Naming thus becomes an instrument of power. Those outliers who refuse to accept the redefinition must awake to the brutal reality that they are powerless subject to those in control. Thus, differences can become irreconcilable.
However, we cannot long sustain a state of irreconcilable differences for the long term. The liberal democratic project, if it is to survive, must find a way to bridge the gap. It will be hard but it is something we must continue to strive for. We cannot allow the opposing parties to reach a point of permanent irreconcilability. Otherwise we will be ghettoized. Perhaps, in many ways, the internet has already ghettoized us into maintaining our differences while not having to deal with the other. Is this ultimately what we want? Is the ghetto the only way forward? Maybe that is the way of the future – people of like mind congregating together with only limited contact with those outside. The integration of global society would militate against such a process. However, populist elements are becoming a factor in political affairs in recent years. Is that a sign of a backlash against increased diversity and pluralism?

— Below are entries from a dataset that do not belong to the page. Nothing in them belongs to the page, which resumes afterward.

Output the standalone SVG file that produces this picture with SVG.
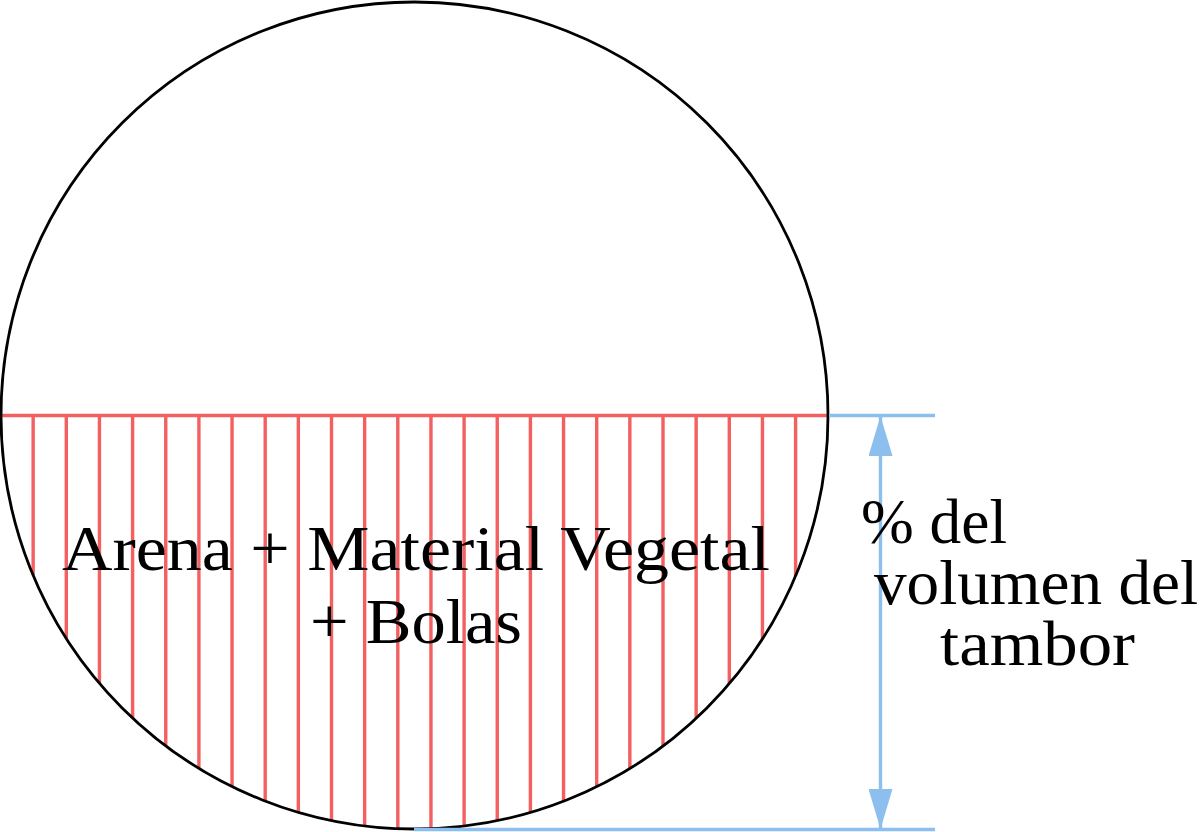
<svg xmlns="http://www.w3.org/2000/svg" width="1200" height="832" viewBox="0 0 1200 832">
<style>
.hatch line{stroke:#F45F5F;stroke-width:3.4;fill:none}
.blue{stroke:#8CBFEE;stroke-width:3.4;fill:none}
.txt{font-family:"Liberation Serif","DejaVu Serif",serif;font-size:64px;fill:#000}
</style>
<defs>
<marker id="ah" viewBox="0 0 40 24" refX="40" refY="12" markerWidth="40" markerHeight="24" markerUnits="userSpaceOnUse" orient="auto-start-reverse">
<path d="M0,0 L40,12 L0,24 Z" fill="#8CBFEE"/>
</marker>
</defs>
<rect width="1200" height="832" fill="#fff"/>
<g id="hatch" class="hatch">
<line x1="0" y1="415.5" x2="829" y2="415.5"/>
<line x1="33.15" y1="415" x2="33.15" y2="575.4"/>
<line x1="66.3" y1="415" x2="66.3" y2="638.5"/>
<line x1="99.45" y1="415" x2="99.45" y2="683.3"/>
<line x1="132.6" y1="415" x2="132.6" y2="718"/>
<line x1="165.75" y1="415" x2="165.75" y2="745.8"/>
<line x1="198.9" y1="415" x2="198.9" y2="768.3"/>
<line x1="232.05" y1="415" x2="232.05" y2="786.6"/>
<line x1="265.2" y1="415" x2="265.2" y2="801.1"/>
<line x1="298.35" y1="415" x2="298.35" y2="812.4"/>
<line x1="331.5" y1="415" x2="331.5" y2="820.6"/>
<line x1="364.65" y1="415" x2="364.65" y2="826"/>
<line x1="397.8" y1="415" x2="397.8" y2="828.7"/>
<line x1="430.95" y1="415" x2="430.95" y2="828.7"/>
<line x1="464.1" y1="415" x2="464.1" y2="826"/>
<line x1="497.25" y1="415" x2="497.25" y2="820.6"/>
<line x1="530.4" y1="415" x2="530.4" y2="812.4"/>
<line x1="563.55" y1="415" x2="563.55" y2="801.2"/>
<line x1="596.7" y1="415" x2="596.7" y2="786.7"/>
<line x1="629.85" y1="415" x2="629.85" y2="768.5"/>
<line x1="663" y1="415" x2="663" y2="746"/>
<line x1="696.15" y1="415" x2="696.15" y2="718.2"/>
<line x1="729.3" y1="415" x2="729.3" y2="683.6"/>
<line x1="762.45" y1="415" x2="762.45" y2="638.9"/>
<line x1="795.6" y1="415" x2="795.6" y2="576"/>
</g>
<g id="drum">
<circle cx="414.5" cy="415.5" r="413.5" fill="none" stroke="#000" stroke-width="2.8"/>
</g>
<g id="connectors">
<line class="blue" x1="829" y1="415.5" x2="935" y2="415.5"/>
<line class="blue" x1="414" y1="829.5" x2="935" y2="829.5"/>
<line class="blue" x1="880.5" y1="416" x2="880.5" y2="829" marker-start="url(#ah)" marker-end="url(#ah)"/>
</g>
<g id="label-content">
<text class="txt" x="62" y="570" textLength="708" lengthAdjust="spacingAndGlyphs">Arena + Material Vegetal</text>
<text class="txt" x="310" y="643" textLength="212" lengthAdjust="spacingAndGlyphs">+ Bolas</text>
</g>
<g id="label-volume">
<text class="txt" x="861" y="543" textLength="146" lengthAdjust="spacingAndGlyphs">% del</text>
<text class="txt" x="874" y="604" textLength="324" lengthAdjust="spacingAndGlyphs">volumen del</text>
<text class="txt" x="940" y="665" textLength="195" lengthAdjust="spacingAndGlyphs">tambor</text>
</g>
</svg>
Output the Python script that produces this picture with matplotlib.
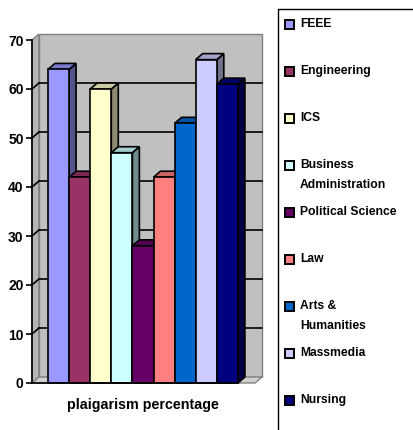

Religious institutions, such as Christian law schools, are part of our diverse democratic society. They provide a different rational critique to our laws. A critique that begins from a different premise of what it means to be human and what relationships we are to have to the polis and society around us. We have different articulations of the common good. Different approaches to the world’s problems. These viewpoints are absolutely necessary to ensure that we have an open and full debate on human flourishing as we continue to occupy the same planet.
Closing Observations About Regent University Law School
I was impressed by the great program that was put on by the students of the Regent University Law Review. They were organized. They were hospitable and were patient with my long conversations about one topic after another. A tremendous group of young people who are intent on learning and have already obtained a professionalism that is noteworthy.
My discussions with the faculty including Dean Mike Hernandez, Lynne Marie Kohm and Bruce Cameron reveal a highly qualified and competent group who are wanting to make a difference for the cause of justice in this world. This school is serious about ensuring that its graduates have what it takes to be successful in the practice of law.
The school itself is simply beautiful. Just to walk up and down those stairs gives one a sense of awe. Many modern law school buildings do not have that regal ambiance – Regent definitely does. The architecture itself speaks volumes about the respect for the rule of law.
A beautiful campus, competent staff and great students – I was, if you cannot tell, impressed.
 Mark Tushnet, “Abandoning Defensive Crouch Liberal Constitutionalism,” Friday, May 06, 2016 Online: https://balkin.blogspot.com/2016/05/abandoning-defensive-crouch-liberal.html (accessed October 2, 2016.
 Reference re Same-Sex Marriage,  3 S.C.R. 698, 2004 SCC 79, at para. 22.